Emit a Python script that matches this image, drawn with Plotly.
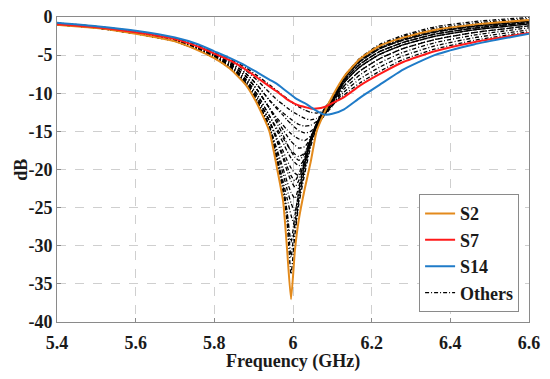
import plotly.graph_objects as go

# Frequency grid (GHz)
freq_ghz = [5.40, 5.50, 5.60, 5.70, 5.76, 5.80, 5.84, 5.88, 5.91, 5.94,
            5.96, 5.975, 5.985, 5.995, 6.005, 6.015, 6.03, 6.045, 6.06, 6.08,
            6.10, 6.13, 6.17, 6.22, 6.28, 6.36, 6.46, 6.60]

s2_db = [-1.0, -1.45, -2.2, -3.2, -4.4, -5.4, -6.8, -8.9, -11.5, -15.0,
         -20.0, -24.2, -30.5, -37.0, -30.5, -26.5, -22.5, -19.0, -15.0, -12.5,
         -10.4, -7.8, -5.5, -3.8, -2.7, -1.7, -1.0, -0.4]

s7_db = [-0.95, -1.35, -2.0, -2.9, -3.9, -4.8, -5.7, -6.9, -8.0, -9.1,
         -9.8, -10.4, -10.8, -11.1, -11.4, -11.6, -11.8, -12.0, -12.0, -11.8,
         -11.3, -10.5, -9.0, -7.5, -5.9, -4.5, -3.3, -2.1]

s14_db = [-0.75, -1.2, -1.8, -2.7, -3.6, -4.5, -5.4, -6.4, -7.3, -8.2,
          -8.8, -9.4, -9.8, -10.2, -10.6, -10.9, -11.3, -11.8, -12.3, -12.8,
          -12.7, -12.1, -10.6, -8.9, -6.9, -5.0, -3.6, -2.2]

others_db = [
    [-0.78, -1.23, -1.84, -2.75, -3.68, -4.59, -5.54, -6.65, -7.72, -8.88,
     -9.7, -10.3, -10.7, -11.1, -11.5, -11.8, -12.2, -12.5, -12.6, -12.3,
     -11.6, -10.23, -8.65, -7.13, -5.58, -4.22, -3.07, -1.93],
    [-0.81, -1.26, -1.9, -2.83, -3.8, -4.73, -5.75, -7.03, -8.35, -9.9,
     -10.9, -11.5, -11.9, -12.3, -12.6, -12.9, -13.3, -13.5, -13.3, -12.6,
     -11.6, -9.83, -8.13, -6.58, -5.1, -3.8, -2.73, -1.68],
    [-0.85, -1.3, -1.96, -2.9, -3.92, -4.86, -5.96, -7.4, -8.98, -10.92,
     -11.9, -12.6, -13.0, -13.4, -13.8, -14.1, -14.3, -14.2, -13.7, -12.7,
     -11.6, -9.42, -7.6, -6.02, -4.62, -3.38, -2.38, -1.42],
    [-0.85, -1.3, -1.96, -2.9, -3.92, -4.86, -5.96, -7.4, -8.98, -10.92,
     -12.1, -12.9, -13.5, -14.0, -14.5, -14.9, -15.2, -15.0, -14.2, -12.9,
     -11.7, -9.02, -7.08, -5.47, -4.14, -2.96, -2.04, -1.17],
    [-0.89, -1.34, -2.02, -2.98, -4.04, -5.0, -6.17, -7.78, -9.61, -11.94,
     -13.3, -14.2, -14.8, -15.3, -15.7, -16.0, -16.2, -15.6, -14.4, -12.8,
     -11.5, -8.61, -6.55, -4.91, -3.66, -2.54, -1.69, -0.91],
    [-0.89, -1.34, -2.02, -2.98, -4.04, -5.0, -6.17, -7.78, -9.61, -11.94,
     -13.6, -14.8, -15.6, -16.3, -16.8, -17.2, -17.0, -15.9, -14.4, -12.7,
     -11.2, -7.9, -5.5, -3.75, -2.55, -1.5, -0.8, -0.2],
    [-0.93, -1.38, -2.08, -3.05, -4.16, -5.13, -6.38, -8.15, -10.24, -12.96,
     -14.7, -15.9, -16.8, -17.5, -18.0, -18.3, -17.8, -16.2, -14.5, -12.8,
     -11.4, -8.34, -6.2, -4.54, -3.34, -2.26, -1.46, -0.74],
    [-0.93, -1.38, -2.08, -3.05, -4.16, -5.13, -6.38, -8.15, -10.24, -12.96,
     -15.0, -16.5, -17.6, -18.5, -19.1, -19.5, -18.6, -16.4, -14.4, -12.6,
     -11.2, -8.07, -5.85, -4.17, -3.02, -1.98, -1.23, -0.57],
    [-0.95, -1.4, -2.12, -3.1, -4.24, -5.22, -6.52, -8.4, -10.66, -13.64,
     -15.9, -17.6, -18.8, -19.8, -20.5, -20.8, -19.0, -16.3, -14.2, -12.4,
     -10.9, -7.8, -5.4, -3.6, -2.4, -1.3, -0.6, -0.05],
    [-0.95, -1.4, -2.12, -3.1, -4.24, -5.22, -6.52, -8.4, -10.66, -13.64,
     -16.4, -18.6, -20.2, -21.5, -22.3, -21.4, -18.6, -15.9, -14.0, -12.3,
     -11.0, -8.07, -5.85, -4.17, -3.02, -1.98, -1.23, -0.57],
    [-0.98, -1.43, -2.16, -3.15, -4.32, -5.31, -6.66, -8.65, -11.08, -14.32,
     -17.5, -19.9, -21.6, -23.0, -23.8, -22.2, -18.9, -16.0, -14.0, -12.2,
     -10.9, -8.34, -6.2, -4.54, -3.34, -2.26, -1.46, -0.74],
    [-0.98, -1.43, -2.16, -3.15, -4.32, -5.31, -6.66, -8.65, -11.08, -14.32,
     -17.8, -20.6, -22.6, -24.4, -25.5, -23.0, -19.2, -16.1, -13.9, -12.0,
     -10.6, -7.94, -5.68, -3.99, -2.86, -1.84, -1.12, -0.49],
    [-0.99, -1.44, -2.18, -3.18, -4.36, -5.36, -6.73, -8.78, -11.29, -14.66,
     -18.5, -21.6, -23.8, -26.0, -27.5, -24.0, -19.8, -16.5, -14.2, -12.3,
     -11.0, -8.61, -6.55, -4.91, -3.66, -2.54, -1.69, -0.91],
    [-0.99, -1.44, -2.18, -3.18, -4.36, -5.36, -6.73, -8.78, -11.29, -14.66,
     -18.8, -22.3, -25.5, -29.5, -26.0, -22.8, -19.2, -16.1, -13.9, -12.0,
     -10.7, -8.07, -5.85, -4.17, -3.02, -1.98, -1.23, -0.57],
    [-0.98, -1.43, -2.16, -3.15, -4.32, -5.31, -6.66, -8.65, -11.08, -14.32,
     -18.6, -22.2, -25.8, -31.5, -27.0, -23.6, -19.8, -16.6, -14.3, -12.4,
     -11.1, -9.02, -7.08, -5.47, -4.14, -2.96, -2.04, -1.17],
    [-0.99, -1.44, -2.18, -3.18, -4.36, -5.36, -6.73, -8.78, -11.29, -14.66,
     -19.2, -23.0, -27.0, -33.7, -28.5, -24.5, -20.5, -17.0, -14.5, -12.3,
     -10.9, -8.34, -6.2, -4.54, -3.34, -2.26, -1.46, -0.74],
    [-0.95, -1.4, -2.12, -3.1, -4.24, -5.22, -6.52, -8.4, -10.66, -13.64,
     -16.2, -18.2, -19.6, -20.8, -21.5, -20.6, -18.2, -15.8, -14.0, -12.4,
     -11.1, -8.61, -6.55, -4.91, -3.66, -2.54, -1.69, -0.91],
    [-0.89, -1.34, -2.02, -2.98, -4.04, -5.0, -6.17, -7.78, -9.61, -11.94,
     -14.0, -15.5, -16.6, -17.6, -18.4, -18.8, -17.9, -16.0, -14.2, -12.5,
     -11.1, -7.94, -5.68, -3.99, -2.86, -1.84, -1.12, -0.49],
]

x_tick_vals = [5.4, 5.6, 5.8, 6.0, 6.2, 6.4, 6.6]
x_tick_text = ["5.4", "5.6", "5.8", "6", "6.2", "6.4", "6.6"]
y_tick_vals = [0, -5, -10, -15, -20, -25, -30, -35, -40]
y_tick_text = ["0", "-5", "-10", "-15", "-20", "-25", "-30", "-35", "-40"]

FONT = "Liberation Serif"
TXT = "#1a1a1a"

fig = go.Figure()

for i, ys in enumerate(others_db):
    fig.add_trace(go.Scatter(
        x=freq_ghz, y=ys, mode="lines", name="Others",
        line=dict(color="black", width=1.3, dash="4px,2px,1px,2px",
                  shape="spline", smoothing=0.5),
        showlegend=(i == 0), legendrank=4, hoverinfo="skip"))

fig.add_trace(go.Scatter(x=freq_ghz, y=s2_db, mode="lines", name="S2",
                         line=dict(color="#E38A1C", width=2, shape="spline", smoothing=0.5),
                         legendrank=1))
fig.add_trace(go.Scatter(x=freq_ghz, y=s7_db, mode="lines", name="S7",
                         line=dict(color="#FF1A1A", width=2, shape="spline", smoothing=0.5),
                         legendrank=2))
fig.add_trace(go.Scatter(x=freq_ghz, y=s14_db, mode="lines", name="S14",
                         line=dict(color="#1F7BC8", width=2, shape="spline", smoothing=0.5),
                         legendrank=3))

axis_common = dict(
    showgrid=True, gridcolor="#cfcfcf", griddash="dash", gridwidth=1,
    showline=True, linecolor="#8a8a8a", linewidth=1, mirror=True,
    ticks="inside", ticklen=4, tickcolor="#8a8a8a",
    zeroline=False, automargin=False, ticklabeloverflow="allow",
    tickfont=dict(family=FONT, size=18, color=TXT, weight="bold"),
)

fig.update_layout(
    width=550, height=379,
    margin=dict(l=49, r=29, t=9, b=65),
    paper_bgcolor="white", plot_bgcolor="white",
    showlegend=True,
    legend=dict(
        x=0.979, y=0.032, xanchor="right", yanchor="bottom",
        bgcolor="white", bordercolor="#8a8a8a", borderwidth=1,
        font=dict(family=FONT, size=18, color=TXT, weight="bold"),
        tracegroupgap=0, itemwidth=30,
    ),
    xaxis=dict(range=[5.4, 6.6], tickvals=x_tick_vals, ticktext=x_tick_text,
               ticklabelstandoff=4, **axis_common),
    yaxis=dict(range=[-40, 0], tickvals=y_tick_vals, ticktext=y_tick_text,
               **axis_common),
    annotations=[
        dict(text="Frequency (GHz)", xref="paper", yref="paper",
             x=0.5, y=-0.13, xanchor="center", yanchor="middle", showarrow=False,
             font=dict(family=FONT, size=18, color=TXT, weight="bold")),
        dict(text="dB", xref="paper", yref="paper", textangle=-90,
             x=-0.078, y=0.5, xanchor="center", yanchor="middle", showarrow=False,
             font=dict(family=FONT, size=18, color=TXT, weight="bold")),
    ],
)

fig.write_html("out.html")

::::

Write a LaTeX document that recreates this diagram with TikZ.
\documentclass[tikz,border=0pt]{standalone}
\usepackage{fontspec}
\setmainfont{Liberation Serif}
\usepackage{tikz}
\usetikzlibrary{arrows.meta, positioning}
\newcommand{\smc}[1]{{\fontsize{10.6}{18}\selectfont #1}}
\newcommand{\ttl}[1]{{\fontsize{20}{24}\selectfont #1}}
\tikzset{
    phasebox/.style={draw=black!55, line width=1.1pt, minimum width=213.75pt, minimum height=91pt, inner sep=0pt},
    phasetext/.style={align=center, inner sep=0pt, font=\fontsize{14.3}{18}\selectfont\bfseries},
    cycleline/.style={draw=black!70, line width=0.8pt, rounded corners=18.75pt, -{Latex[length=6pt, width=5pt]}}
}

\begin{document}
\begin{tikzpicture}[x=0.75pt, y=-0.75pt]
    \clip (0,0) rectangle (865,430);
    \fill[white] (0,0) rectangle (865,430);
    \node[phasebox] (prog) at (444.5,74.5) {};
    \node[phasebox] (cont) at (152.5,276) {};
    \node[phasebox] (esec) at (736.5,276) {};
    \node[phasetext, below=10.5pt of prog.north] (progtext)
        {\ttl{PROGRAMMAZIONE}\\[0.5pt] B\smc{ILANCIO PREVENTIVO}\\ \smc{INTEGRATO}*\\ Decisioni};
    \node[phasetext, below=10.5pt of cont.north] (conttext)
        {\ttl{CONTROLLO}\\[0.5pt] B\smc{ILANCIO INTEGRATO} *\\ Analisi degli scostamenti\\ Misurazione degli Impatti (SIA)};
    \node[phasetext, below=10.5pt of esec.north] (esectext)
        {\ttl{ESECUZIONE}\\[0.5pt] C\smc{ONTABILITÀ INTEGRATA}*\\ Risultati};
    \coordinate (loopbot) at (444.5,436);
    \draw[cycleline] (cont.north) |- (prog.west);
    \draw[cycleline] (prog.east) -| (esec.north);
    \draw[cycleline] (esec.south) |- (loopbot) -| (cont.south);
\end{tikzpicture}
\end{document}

::::

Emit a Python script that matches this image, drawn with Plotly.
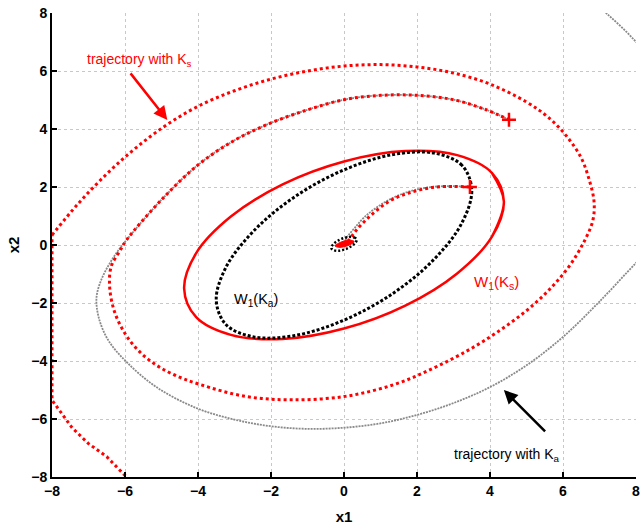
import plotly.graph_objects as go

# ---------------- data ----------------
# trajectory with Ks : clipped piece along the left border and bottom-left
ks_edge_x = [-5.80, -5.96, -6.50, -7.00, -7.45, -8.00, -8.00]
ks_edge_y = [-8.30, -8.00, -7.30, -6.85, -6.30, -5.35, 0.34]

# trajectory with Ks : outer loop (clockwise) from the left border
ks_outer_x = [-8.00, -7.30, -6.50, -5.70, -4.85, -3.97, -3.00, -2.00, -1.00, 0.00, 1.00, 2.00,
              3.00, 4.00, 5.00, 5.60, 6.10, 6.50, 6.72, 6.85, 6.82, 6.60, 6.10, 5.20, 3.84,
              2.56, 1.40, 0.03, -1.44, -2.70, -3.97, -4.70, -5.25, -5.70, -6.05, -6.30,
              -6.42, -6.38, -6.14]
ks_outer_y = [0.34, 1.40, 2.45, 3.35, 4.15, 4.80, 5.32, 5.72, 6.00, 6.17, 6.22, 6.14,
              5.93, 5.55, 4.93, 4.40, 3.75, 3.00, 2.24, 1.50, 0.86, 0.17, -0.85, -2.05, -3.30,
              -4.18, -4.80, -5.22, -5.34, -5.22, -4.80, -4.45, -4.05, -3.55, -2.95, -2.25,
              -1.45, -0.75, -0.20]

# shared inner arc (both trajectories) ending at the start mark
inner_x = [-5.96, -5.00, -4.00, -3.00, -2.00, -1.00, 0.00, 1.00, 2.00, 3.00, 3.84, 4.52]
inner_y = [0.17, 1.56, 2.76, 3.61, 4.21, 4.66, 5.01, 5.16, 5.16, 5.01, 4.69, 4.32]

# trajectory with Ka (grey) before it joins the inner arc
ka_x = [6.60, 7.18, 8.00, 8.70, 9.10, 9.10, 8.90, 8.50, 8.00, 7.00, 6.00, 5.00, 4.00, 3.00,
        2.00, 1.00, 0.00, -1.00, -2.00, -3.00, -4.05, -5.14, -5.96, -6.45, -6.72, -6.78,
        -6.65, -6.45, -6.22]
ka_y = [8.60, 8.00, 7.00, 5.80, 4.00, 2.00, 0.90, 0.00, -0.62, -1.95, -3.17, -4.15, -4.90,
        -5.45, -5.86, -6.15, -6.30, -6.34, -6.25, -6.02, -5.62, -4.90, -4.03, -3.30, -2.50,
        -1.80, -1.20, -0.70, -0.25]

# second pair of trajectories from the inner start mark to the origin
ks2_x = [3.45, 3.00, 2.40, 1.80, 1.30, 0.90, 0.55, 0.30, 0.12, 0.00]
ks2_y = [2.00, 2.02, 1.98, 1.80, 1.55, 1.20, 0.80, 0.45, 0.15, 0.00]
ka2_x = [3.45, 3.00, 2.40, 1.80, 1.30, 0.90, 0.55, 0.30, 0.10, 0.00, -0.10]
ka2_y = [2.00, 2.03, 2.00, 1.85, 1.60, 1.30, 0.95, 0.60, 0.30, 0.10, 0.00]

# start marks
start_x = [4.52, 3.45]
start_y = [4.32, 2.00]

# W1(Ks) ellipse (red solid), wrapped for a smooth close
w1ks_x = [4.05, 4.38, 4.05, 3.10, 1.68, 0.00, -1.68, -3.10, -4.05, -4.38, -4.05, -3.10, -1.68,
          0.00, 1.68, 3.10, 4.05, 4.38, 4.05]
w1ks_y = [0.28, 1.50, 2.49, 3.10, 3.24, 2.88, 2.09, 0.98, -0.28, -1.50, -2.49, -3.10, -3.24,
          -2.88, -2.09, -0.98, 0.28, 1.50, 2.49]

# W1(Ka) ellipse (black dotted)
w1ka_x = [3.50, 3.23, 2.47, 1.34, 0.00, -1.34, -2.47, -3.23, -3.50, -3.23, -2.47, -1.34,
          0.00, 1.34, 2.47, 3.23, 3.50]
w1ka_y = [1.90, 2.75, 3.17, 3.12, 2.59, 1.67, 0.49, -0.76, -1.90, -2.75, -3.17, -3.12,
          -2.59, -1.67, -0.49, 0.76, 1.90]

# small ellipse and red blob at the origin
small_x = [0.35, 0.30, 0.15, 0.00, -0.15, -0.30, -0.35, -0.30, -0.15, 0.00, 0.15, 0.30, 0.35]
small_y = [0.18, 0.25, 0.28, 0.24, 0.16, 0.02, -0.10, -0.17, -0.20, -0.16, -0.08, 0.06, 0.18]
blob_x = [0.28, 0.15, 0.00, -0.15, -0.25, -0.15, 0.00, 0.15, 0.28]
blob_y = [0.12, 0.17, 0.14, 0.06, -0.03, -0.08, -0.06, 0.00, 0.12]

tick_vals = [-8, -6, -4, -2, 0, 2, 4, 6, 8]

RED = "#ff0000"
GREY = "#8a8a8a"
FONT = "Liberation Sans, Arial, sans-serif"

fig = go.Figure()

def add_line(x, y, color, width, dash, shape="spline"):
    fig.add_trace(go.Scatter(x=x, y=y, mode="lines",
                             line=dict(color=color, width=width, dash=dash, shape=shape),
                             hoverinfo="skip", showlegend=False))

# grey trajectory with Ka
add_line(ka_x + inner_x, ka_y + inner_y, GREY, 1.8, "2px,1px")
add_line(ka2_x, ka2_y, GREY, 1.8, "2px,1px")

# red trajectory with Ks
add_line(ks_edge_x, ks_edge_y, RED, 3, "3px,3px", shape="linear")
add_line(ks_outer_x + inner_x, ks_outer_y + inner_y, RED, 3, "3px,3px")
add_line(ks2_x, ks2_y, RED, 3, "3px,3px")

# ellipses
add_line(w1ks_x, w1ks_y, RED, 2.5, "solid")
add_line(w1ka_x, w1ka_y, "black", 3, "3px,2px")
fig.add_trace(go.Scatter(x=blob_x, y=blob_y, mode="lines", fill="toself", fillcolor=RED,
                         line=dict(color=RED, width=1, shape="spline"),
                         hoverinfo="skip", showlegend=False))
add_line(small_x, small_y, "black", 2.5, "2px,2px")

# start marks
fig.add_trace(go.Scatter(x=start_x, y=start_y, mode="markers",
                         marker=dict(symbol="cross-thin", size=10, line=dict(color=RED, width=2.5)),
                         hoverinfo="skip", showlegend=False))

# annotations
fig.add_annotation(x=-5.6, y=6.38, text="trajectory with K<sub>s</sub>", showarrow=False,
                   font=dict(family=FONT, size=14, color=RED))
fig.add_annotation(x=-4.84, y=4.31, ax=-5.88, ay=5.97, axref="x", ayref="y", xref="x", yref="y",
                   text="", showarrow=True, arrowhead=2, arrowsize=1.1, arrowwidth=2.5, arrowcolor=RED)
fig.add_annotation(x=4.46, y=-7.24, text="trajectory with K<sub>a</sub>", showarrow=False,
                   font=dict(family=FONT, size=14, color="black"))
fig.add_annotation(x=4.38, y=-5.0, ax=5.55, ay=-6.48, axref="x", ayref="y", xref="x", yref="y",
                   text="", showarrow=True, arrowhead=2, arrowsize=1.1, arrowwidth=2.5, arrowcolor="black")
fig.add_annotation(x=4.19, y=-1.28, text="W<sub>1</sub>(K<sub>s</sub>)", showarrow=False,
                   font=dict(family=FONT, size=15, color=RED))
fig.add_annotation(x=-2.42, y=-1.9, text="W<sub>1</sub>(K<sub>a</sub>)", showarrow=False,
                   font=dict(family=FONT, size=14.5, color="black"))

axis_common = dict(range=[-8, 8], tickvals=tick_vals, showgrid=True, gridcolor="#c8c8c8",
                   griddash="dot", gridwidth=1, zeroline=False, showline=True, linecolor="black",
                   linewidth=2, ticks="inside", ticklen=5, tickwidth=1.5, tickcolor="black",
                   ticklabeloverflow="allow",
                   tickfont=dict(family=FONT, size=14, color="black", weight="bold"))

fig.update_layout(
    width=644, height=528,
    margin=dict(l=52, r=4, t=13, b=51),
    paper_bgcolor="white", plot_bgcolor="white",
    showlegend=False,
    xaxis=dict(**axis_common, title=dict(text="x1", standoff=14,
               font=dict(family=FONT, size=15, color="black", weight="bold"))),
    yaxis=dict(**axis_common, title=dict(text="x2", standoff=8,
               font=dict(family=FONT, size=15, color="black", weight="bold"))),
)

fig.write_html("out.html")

::::

TASK:
Your task is to collect every line above that contains the word "with".

OUTPUT OF THE EXERCISE:
Emit a Python script that matches this image, drawn with Plotly.
Write a LaTeX document that recreates this diagram with TikZ.
Emit a Python script that matches this image, drawn with Plotly.
# trajectory with Ks : clipped piece along the left border and bottom-left
# trajectory with Ks : outer loop (clockwise) from the left border
# trajectory with Ka (grey) before it joins the inner arc
# grey trajectory with Ka
# red trajectory with Ks
fig.add_annotation(x=-5.6, y=6.38, text="trajectory with K<sub>s</sub>", showarrow=False,
fig.add_annotation(x=4.46, y=-7.24, text="trajectory with K<sub>a</sub>", showarrow=False,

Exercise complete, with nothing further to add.